While researching aerie, one of my project words, and trying to find more than “nest of a bird on a cliff or mountain top”, I came across Coven of the Mother Mountain Aerie. Now I wonder if there’s any way to include such a group as my encyclopedia entry for aerie. Probably not, since the COMMA folk, while being quite interesting, may not provide the type of definition of my word necessary for the Project. At the exact time I performed the Mother Mountain Aerie research online, the story of Arthur, past King of all lovely tales of knighthood and Right Over Might, came on the History Channel. Excellent timing.
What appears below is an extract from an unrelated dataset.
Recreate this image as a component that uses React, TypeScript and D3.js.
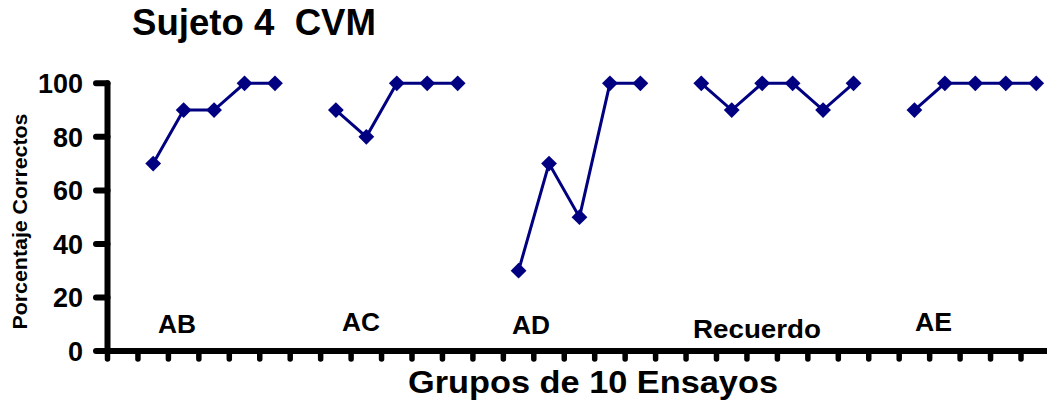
import React from "react";
import * as d3 from "d3";

const phases = ["AB", "AC", "AD", "Recuerdo", "AE"];
const abValues = [70, 90, 90, 100, 100];
const acValues = [90, 80, 100, 100, 100];
const adValues = [30, 70, 50, 100, 100];
const recuerdoValues = [100, 90, 100, 100, 90, 100];
const aeValues = [90, 100, 100, 100, 100];
const yTicks = [0, 20, 40, 60, 80, 100];
const title = "Sujeto 4  CVM";
const xTitle = "Grupos de 10 Ensayos";
const yTitle = "Porcentaje Correctos";

const phaseValues = [abValues, acValues, adValues, recuerdoValues, aeValues];

// build sequence: an empty slot before each phase
type Pt = { i: number; v: number | null; phase: number };
const seq: Pt[] = [];
phaseValues.forEach((arr, p) => {
  seq.push({ i: seq.length, v: null, phase: p });
  arr.forEach((v) => seq.push({ i: seq.length, v, phase: p }));
});

const W = 1047;
const H = 406;
const x0 = 107.5;
const bandW = 30.45;
const nBands = seq.length;
const y0 = 351;
const y100 = 83.3;

const FONT = "'Liberation Sans', Arial, Helvetica, sans-serif";
const NAVY = "#000080";

// label layout (x start, baseline) per phase
const labelLayout = [
  { x: 158, y: 333, len: 38 },
  { x: 342, y: 331, len: 38 },
  { x: 512, y: 334, len: 38 },
  { x: 693, y: 338, len: 128 },
  { x: 915, y: 331, len: 37 },
];

export default function App() {
  const xBand = d3
    .scaleBand<number>()
    .domain(d3.range(nBands))
    .range([x0, x0 + nBands * bandW])
    .padding(0);
  const y = d3.scaleLinear().domain([0, 100]).range([y0, y100]);
  const cx = (i: number) => (xBand(i) as number) + xBand.bandwidth() / 2;

  const line = d3
    .line<Pt>()
    .defined((d) => d.v !== null)
    .x((d) => cx(d.i))
    .y((d) => y(d.v as number));

  const diamond = d3.symbol().type(d3.symbolSquare).size(125)();

  const xTickPos = d3.range(nBands + 1).map((k) => x0 + k * xBand.bandwidth());

  return (
    <svg
      width={W}
      height={H}
      style={{ position: "absolute", left: 0, top: 0, background: "#fff" }}
    >
      <rect width={W} height={H} fill="#fff" />
      {/* title */}
      <text
        x={132}
        y={35}
        fontFamily={FONT}
        fontWeight="bold"
        fontSize={36.6}
        style={{ whiteSpace: "pre" }}
        textLength={244}
        lengthAdjust="spacingAndGlyphs"
      >
        {title}
      </text>

      {/* y axis */}
      <line x1={x0} x2={x0} y1={y100} y2={y0} stroke="#000" strokeWidth={6} strokeLinecap="round" />
      {yTicks.map((t) => (
        <g key={t}>
          <line x1={96} x2={x0} y1={y(t)} y2={y(t)} stroke="#000" strokeWidth={6} strokeLinecap="round" />
          <text
            x={83}
            y={y(t)}
            dy="0.36em"
            textAnchor="end"
            fontFamily={FONT}
            fontWeight="bold"
            fontSize={27}
          >
            {t}
          </text>
        </g>
      ))}

      {/* x axis */}
      <line x1={x0} x2={x0 + nBands * bandW} y1={y0} y2={y0} stroke="#000" strokeWidth={6} />
      {xTickPos.map((px, k) => (
        <line key={k} x1={px} x2={px} y1={y0} y2={359} stroke="#000" strokeWidth={5.5} strokeLinecap="round" />
      ))}

      {/* y title */}
      <text
        transform={`translate(26.5,221.5) rotate(-90)`}
        textAnchor="middle"
        fontFamily={FONT}
        fontWeight="bold"
        fontSize={19.5}
        textLength={216}
        lengthAdjust="spacingAndGlyphs"
      >
        {yTitle}
      </text>

      {/* x title */}
      <text
        x={408}
        y={393}
        fontFamily={FONT}
        fontWeight="bold"
        fontSize={30.5}
        textLength={370}
        lengthAdjust="spacingAndGlyphs"
      >
        {xTitle}
      </text>

      {/* phase labels */}
      {phases.map((p, k) => (
        <text
          key={p}
          x={labelLayout[k].x}
          y={labelLayout[k].y}
          fontFamily={FONT}
          fontWeight="bold"
          fontSize={26}
          textLength={labelLayout[k].len}
          lengthAdjust="spacingAndGlyphs"
        >
          {p}
        </text>
      ))}

      {/* series */}
      <path d={line(seq) || ""} fill="none" stroke={NAVY} strokeWidth={3} />
      {seq
        .filter((d) => d.v !== null)
        .map((d) => (
          <path
            key={d.i}
            d={diamond || ""}
            transform={`translate(${cx(d.i)},${y(d.v as number)}) rotate(45)`}
            fill={NAVY}
          />
        ))}
    </svg>
  );
}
Anything concerning Arthurian legend brings back memories of my childhood reading preferences. Just as I graduated from Dr. Seuss and moved, by personal choice, into more meaty fiction, my teachers banded together to force upon me that awful of awful moment of scholarship — the introduction of Classical Literature. Mrs. Warner gagged me with Les Miserables. Followed it closely with a Charles Dickens, the title of which remains, for my own sanity, blocked from my memory. Eighth grade English. Classroom flashbacks crowd in and slam against the angst of pre-early teen years. The shock of receiving a grade lower than B+ sent me crying to Mrs. Warner, begging for a second chance at a grade above a D+. A book report, please please, I begged, extra credit…? She said, Fine then, you want extra credit? Read The Once and Future King by T.H. White… you have one week. I will quiz you about it myself, you will not write a report… no no… we’ll have an oral exam. Next Thursday after school.
You can understand why I do assemblage art if you try to follow my writing. Leaps and lags from point to counter-point. Bits of one memory flagged then tagged by another. Like my art. Pieces of me. Of the past. Ephemeral as junior high fashion.
The rest of the story of Arthur and my English class? I read the book, every bit of it. In one weekend. I was twelve. Then came Mary Stewart’s book about Merlin, then more books throughout high school, culminating in a discussion of Le Morte d’Arthur as a senior term paper. Between reading about King Arthur, Amelia Earhart, all the villains who were hung by Judge Parker, and Tolkein’s novels — it’s a wonder I graduated high school at all. Which sends me driving down another memorial highway beginning with my not attending graduation and ending with the University of Arkansas.
Hell, this is supposed to be about my art. The process of assemblage. I’m sure the proofreading of this blog post will be painful tomorrow. Today was much too filled with activity for me to be lucid right now.